STATED EXERCISE
Extract each line where the string "Convert" shows up.

^^^^^^^^^^^^^^^^

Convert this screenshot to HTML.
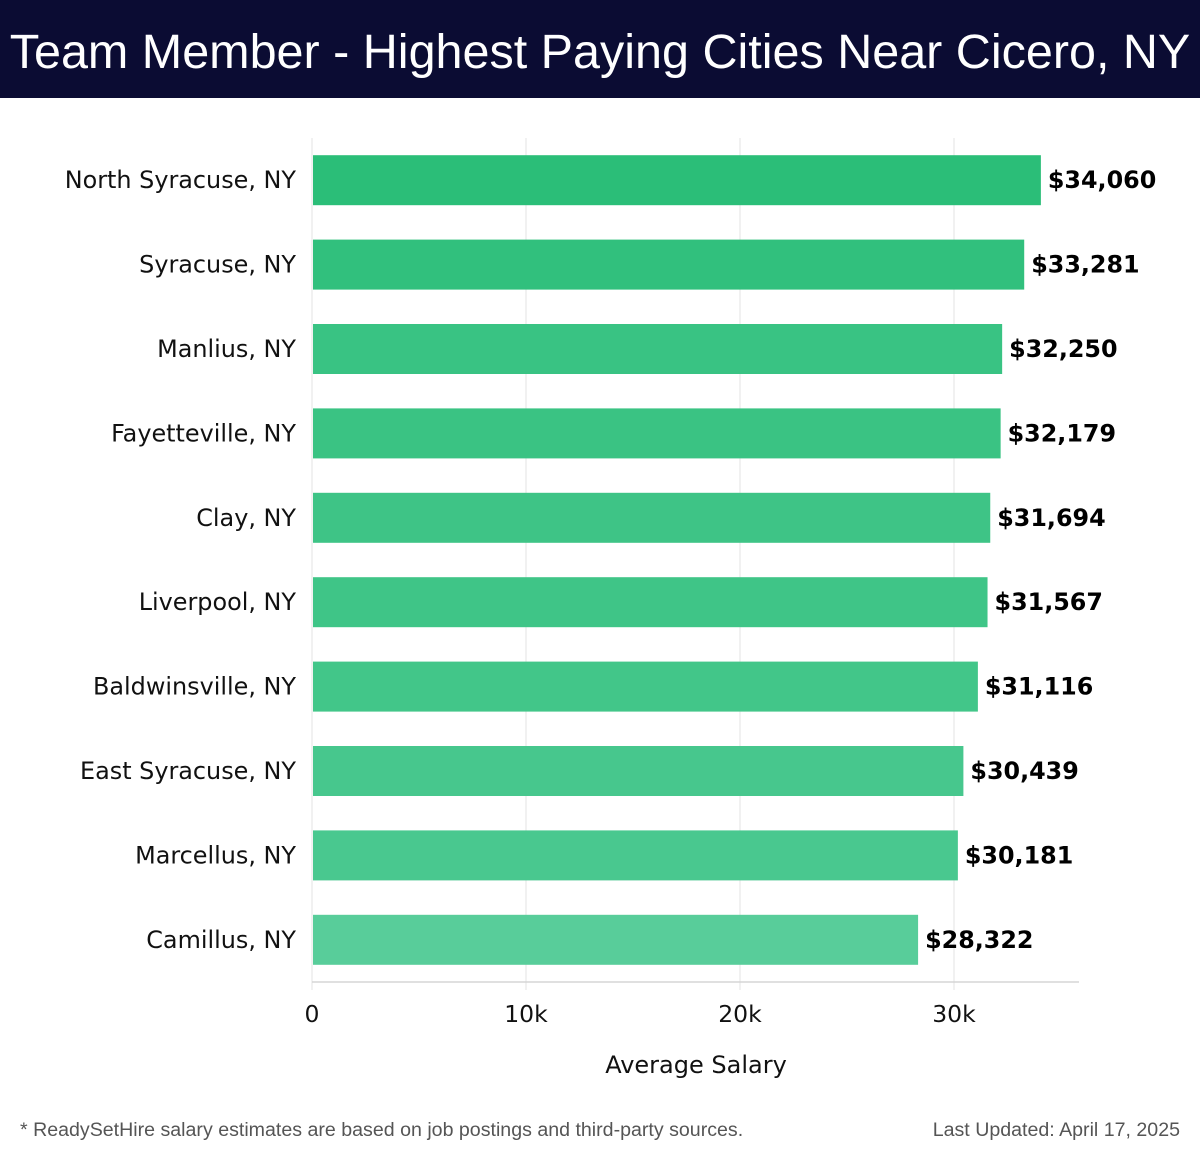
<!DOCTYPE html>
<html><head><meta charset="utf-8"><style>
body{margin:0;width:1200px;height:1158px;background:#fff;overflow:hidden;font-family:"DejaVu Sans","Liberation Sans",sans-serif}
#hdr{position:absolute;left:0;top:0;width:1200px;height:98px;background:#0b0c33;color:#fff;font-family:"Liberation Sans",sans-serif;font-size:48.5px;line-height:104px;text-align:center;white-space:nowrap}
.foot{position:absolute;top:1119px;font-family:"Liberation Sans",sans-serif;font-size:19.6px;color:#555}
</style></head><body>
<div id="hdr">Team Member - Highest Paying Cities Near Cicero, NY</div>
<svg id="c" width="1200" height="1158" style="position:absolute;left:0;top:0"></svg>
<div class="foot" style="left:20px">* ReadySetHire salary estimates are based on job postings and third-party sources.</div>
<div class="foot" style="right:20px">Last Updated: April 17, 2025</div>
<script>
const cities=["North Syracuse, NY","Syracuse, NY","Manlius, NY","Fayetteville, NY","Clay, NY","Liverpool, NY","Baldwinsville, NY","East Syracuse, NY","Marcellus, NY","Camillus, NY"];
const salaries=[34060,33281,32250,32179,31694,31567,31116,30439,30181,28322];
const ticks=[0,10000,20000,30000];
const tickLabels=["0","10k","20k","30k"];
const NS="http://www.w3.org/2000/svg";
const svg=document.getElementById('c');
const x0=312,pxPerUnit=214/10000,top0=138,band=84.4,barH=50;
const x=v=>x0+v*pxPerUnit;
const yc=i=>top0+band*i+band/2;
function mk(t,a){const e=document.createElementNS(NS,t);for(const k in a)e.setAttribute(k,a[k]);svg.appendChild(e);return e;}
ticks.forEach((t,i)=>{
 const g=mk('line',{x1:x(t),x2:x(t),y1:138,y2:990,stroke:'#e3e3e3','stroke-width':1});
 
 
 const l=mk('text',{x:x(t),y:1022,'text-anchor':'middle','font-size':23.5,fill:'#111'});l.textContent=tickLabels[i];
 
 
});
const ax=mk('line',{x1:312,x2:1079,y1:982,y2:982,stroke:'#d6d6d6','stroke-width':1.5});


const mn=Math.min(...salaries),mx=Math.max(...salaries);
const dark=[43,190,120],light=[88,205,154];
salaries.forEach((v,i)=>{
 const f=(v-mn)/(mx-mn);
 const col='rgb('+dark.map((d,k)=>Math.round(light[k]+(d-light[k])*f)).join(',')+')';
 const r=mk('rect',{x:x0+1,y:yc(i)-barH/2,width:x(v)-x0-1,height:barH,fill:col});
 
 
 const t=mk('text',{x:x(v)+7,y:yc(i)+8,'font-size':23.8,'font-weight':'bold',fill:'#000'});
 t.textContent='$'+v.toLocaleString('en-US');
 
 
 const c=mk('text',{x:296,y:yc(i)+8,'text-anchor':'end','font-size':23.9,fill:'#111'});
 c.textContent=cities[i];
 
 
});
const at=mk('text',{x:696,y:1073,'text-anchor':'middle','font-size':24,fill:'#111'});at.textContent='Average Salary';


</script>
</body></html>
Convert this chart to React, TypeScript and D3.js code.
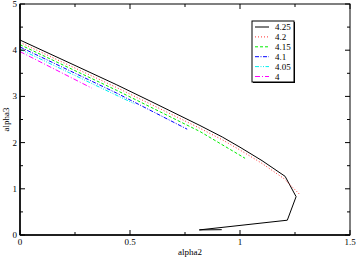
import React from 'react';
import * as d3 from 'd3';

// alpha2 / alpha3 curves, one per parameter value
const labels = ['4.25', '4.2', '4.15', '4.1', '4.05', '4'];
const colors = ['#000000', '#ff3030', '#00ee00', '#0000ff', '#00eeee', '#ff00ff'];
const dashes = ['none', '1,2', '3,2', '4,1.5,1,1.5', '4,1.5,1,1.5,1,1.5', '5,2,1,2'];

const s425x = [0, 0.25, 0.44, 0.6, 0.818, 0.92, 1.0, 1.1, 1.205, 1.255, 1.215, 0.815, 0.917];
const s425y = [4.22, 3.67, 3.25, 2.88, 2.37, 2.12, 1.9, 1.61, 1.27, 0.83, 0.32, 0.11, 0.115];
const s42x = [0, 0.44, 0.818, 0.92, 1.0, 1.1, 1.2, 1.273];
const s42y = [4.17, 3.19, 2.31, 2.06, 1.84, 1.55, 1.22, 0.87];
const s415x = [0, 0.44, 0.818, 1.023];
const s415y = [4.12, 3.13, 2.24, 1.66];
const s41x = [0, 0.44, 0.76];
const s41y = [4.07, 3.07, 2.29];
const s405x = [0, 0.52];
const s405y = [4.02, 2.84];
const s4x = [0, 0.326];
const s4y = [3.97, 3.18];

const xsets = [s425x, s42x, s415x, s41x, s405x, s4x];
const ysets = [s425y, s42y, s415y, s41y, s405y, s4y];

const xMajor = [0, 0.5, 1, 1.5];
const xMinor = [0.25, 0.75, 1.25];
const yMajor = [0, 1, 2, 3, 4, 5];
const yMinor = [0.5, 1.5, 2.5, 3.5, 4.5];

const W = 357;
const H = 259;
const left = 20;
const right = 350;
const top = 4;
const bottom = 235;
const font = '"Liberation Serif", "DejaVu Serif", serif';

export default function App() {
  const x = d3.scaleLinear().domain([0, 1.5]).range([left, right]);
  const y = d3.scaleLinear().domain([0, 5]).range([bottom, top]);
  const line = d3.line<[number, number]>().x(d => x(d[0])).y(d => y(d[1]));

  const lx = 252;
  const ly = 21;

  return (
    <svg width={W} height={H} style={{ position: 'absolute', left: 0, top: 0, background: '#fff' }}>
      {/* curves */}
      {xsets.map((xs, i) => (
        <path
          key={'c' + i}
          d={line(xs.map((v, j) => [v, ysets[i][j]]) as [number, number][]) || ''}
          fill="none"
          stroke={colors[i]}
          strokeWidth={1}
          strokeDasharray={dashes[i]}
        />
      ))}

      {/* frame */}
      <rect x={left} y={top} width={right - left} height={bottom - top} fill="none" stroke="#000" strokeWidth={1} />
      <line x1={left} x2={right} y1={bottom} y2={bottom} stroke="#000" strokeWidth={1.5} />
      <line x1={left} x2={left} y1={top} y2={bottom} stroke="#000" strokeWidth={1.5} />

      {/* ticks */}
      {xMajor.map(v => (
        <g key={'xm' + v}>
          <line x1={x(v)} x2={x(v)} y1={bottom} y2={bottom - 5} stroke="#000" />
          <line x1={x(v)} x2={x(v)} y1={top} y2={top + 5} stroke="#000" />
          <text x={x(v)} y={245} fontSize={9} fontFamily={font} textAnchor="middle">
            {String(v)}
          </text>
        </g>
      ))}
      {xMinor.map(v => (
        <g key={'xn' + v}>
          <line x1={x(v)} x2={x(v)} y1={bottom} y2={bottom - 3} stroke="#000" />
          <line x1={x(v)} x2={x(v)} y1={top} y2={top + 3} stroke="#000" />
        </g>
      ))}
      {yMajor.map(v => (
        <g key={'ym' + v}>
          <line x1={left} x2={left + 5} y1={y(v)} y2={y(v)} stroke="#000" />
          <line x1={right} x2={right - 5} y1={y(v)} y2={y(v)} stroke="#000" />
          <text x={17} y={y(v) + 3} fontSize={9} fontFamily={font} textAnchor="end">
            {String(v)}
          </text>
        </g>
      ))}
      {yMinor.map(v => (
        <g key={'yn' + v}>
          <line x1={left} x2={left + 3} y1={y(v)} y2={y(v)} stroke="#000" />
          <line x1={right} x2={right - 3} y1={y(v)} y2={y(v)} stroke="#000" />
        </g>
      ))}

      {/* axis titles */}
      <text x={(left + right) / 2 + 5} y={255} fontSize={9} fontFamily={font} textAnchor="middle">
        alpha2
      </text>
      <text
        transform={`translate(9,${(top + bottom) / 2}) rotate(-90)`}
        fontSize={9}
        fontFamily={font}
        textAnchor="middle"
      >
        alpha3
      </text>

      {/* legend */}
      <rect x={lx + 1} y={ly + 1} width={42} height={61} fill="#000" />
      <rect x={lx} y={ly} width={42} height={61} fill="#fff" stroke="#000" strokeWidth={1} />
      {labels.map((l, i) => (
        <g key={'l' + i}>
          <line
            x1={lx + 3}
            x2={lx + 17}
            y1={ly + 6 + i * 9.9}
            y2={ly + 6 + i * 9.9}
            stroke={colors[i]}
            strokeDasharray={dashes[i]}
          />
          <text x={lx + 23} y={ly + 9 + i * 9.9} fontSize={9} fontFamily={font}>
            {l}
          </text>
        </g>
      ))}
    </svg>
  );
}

^^^^^^^^^^^^^^^^

WRITTEN RESPONSE
Convert this screenshot to HTML.
Convert this chart to React, TypeScript and D3.js code.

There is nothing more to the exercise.